So you have an idea and want to build an app or digital product for your company… You may not know where to start, or perhaps you read about it and talked to a few people and is now terrified because you heard that building a product may take an amount of time –and money– you don’t have.
Trust me: we know that feeling. The good news? It can be done. And you can start that now.
What many of our customers miss or forget (probably because they are too busy worrying about figures or how to design and develop the perfect product) is that most of the million-dollar apps they know today were not just created out of the blue.
Joe Gebbia didn’t have much more than a couch and a few ideas on how to pay for his rent when he started AirBnb. Before Khan Academy became a world-famous teaching platform, it was just an attempt from Sal Khan to tutor his young cousin over the computer.
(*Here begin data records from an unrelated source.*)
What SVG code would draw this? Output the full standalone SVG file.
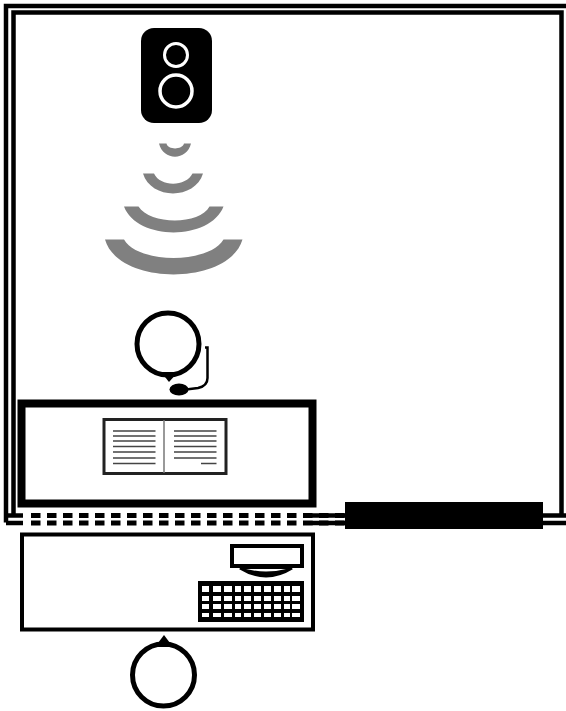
<svg xmlns="http://www.w3.org/2000/svg" width="566" height="711" viewBox="0 0 566 711">
<style>
.k{fill:none;stroke:#000}
.w{fill:#808080}
.t{stroke:#444;stroke-width:1.5;fill:none}
</style>
<rect width="566" height="711" fill="#fff"/>
<g id="room-wall">
<path class="k" stroke-width="4.5" d="M6 522.500V6H569"/>
<path class="k" stroke-width="4.500" d="M13.500 515.500V12.500H561.500V515.500"/>
<path class="k" stroke-width="4.500" d="M6 523H23M6 515.500H23" stroke-dasharray="none"/>
<path class="k" stroke-width="5" stroke-dasharray="9.500 6.500" d="M31 515.500H345M31 523H345"/>
<path class="k" stroke-width="4.500" d="M312 515.500H345M312 523H345M543 515.500H566M543 523H566"/>
</g>
<g id="screen"><rect x="345" y="502" width="198" height="27" fill="#000"/></g>
<g id="speaker">
<rect x="141" y="28" width="71" height="95" rx="13" fill="#000"/>
<circle cx="176" cy="55" r="11.500" fill="none" stroke="#fff" stroke-width="3"/>
<circle cx="176" cy="91" r="16" fill="none" stroke="#fff" stroke-width="3.500"/>
</g>
<g id="sound-waves">
<path class="w" d="M159 143.500H166.500C168 150 182 150 184 143.500H191C187 161 163 161 159 143.500Z"/>
<path class="w" d="M143 173.500H154C160 187 186 187 192.500 173.500H203C195 200 151 200 143 173.500Z"/>
<path class="w" d="M124 206.500H138.500C150 225 200 225 209.500 206.500H223.500C210 241 137 241 124 206.500Z"/>
<path class="w" d="M105 239.500H124C138 264 209 264 223.500 239.500H242.500C229 286 118 286 105 239.500Z"/>
</g>
<g id="listener">
<circle cx="168" cy="344" r="31" fill="#fff" stroke="#000" stroke-width="5"/>
<path d="M161 372H178L169 382Z" fill="#000"/>
<ellipse cx="179" cy="389.500" rx="9.500" ry="6" fill="#000"/>
<path class="k" stroke-width="2.500" d="M205 347.500H207.500V378Q207.500 386 198 388L186 389.500"/>
</g>
<g id="desk-book">
<rect x="21.500" y="403.500" width="291" height="100" fill="#fff" stroke="#000" stroke-width="8"/>
<rect x="104" y="419.500" width="122" height="54" fill="#fff" stroke="#222" stroke-width="3"/>
<path d="M164 420V473" stroke="#777" stroke-width="1.500"/>
<path class="t" d="M113 431H155.500M113 436H155.500M113 441H155.500M113 446.500H155.500M113 452H155.500M113 458H155.500M113 463.500H155.500M174 431H216.500M174 436H216.500M174 441H216.500M174 446.500H216.500M174 452H216.500M174 458H216.500M201 463.500H216.500"/>
</g>
<g id="desk-computer">
<rect x="22" y="534.500" width="291" height="95" fill="#fff" stroke="#000" stroke-width="4"/>
<rect x="232" y="546" width="70" height="20" fill="#fff" stroke="#000" stroke-width="4"/>
<path d="M240 568Q266 584 292 568" fill="#000" stroke="#000" stroke-width="3"/>
<path d="M246 569Q266 574 286 569" fill="#fff" stroke="none"/>
<rect x="198" y="581" width="106" height="41" fill="#000"/>
<g fill="#fff">
<path d="M202 586h7v6h-7zM213 586h8v6h-8zM224 586h8v6h-8zM235 586h6v6h-6zM244 586h7v6h-7zM254 586h7v6h-7zM264 586h7v6h-7zM274 586h7v6h-7zM284 586h6v6h-6zM292 586h8v6h-8z"/>
<path d="M202 596h7v5h-7zM213 596h8v5h-8zM224 596h8v5h-8zM235 596h6v5h-6zM244 596h7v5h-7zM254 596h7v5h-7zM264 596h7v5h-7zM274 596h7v5h-7zM284 596h6v5h-6zM292 596h8v5h-8z"/>
<path d="M202 604h7v5h-7zM213 604h8v5h-8zM224 604h8v5h-8zM235 604h6v5h-6zM244 604h7v5h-7zM254 604h7v5h-7zM264 604h7v5h-7zM274 604h7v5h-7zM284 604h6v5h-6zM292 604h8v5h-8z"/>
<path d="M202 613h7v4h-7zM213 613h8v4h-8zM224 613h8v4h-8zM235 613h6v4h-6zM244 613h7v4h-7zM254 613h7v4h-7zM264 613h7v4h-7zM274 613h7v4h-7zM284 613h6v4h-6zM292 613h8v4h-8z"/>
</g>
</g>
<g id="operator">
<circle cx="163.500" cy="675" r="31" fill="#fff" stroke="#000" stroke-width="5"/>
<path d="M155 647L164 635L173 647Z" fill="#000"/>
</g>
</svg>
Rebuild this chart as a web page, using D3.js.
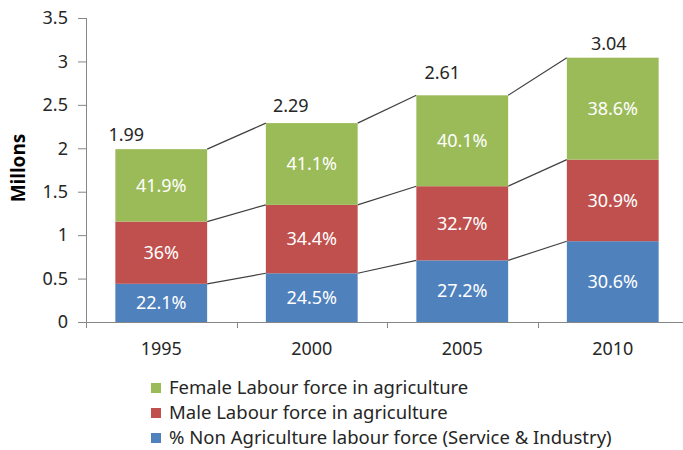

All these products and (many others yet to be seen) have something in common: they all started as an MVP, or Minimum Viable Product, before they evolved to the point you know them today. By prioritizing its core features and starting with a small user base, those founders were able to ship their products on a budget, then constantly revised their business models, product features and functionality by listening to their customer feedback and implementing constant and gradual improvements. And, eventually, building enough value to draw the attention of key investors and more and more users.
But what is the recipe for a successful MVP? How can someone find the right balance to make sure that a product is:
- Released with just the right set of features
- Planned, designed and built within the initial budget
- Scalable and flexible so that new features and versions can be easily implemented
- Usable and interesting to users –even if not fully featured
After years helping all sized businesses and entrepreneurs to make their ideas come to life, we have learned 5 important things to keep in mind when creating an MVP:
1. First things first:
Start with who and why. Identify and elaborate on your target audience and core values:
- Who are the user types / personas of your product? What are their pain points?
- What is the main functionality of your product? And why is it valuable to your users (in other words: how do you plan to solve their problems / pain points).
2. Define your priorities
Determine your MVP features / functionality… then divide it by 8 (and stick to it!).
Remember: you don’t need a lot to hit the ground running. The idea is to ship a fairly decent product as early as possible. Then gather as much feedback and data as possible to validate your assumptions and hypothesis, determine how to keep evolving and pave your way to the ideal product.